▶ **Set problem**
Write out the listing, please, but only from its first line through the line containing "plt.rcParams['font.family'] = ['Liberation", exactly as given and without pictures.

▶ **Dataset section**
---*---

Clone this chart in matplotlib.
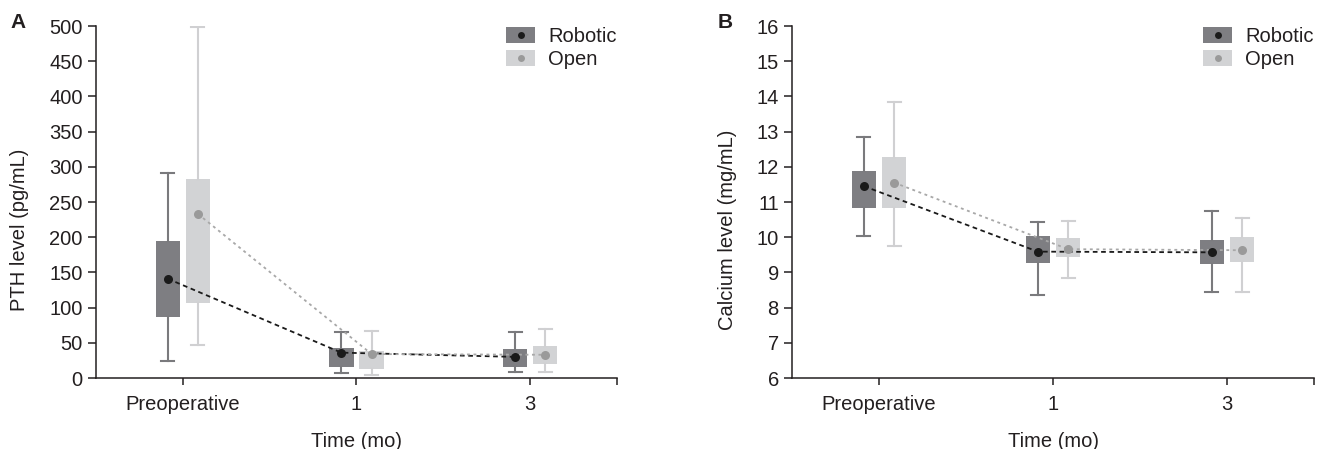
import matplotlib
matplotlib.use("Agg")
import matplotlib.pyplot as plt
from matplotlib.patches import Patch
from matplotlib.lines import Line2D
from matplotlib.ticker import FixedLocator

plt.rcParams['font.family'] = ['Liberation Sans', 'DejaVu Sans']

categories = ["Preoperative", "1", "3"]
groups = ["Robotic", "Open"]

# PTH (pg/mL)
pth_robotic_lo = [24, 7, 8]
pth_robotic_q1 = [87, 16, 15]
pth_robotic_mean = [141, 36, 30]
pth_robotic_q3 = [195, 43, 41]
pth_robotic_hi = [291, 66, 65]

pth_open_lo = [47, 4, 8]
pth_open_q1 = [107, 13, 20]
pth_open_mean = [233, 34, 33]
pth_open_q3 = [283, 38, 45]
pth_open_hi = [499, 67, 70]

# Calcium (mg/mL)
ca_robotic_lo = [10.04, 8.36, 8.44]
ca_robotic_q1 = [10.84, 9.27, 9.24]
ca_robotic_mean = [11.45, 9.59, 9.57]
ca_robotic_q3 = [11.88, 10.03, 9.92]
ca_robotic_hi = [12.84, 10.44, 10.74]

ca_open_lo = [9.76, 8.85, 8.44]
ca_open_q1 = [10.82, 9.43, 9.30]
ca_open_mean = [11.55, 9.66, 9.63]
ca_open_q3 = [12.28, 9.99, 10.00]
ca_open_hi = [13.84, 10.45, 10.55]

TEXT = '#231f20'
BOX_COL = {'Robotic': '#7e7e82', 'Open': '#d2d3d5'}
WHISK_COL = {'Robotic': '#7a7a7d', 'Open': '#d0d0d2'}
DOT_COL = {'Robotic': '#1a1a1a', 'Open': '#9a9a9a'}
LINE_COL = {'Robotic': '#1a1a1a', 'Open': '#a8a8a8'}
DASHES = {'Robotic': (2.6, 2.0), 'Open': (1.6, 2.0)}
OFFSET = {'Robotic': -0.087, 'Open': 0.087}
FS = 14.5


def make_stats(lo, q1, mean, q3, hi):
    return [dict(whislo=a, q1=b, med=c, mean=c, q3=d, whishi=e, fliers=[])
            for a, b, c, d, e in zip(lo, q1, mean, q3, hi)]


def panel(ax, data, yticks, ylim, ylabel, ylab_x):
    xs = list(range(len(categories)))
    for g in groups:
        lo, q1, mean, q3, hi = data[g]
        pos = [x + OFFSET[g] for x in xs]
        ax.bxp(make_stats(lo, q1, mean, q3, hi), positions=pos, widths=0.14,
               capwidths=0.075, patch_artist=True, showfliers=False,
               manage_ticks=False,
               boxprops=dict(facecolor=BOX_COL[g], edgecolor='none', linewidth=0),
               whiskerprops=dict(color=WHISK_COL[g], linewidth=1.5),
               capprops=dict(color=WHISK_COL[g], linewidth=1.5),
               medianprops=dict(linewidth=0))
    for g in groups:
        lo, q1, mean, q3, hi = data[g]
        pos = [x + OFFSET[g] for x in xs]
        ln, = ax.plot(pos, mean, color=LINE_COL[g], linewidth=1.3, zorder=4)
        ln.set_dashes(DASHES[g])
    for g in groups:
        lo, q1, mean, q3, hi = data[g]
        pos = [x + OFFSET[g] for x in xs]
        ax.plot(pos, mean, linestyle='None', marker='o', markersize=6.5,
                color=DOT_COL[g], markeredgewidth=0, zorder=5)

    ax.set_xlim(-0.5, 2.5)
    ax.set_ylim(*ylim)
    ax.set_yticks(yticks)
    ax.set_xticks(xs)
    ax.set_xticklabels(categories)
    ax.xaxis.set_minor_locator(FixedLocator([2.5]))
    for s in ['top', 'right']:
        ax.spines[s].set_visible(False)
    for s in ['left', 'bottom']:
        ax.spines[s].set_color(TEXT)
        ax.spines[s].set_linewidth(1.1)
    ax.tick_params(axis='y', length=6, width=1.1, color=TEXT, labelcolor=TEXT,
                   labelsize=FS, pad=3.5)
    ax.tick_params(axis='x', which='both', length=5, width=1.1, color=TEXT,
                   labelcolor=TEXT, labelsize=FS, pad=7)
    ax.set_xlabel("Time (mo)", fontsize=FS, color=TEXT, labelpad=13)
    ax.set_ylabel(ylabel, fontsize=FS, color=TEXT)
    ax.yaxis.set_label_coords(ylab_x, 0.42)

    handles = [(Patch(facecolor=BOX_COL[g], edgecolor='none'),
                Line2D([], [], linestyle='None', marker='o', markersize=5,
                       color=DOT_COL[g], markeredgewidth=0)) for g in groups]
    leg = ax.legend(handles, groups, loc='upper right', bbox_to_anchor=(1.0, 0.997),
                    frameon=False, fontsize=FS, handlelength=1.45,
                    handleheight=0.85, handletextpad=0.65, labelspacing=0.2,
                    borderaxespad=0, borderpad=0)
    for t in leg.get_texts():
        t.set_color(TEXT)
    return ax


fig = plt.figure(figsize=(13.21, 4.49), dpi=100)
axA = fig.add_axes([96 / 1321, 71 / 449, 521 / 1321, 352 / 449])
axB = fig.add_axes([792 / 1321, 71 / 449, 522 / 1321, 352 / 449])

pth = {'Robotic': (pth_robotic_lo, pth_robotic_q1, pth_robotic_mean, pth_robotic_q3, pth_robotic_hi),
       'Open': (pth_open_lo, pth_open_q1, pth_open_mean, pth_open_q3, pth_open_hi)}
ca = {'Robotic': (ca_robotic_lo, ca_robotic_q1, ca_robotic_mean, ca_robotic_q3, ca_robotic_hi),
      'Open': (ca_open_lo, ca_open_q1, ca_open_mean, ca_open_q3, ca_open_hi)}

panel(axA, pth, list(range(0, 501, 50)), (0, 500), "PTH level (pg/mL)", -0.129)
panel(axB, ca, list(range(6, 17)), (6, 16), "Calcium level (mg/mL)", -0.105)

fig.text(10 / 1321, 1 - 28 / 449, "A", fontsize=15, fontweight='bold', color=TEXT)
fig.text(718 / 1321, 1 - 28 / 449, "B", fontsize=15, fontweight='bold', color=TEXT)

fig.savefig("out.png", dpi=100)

---*---

▶ **Full solution**
Clone this chart in matplotlib.
import matplotlib
matplotlib.use("Agg")
import matplotlib.pyplot as plt
from matplotlib.patches import Patch
from matplotlib.lines import Line2D
from matplotlib.ticker import FixedLocator

plt.rcParams['font.family'] = ['Liberation Sans', 'DejaVu Sans']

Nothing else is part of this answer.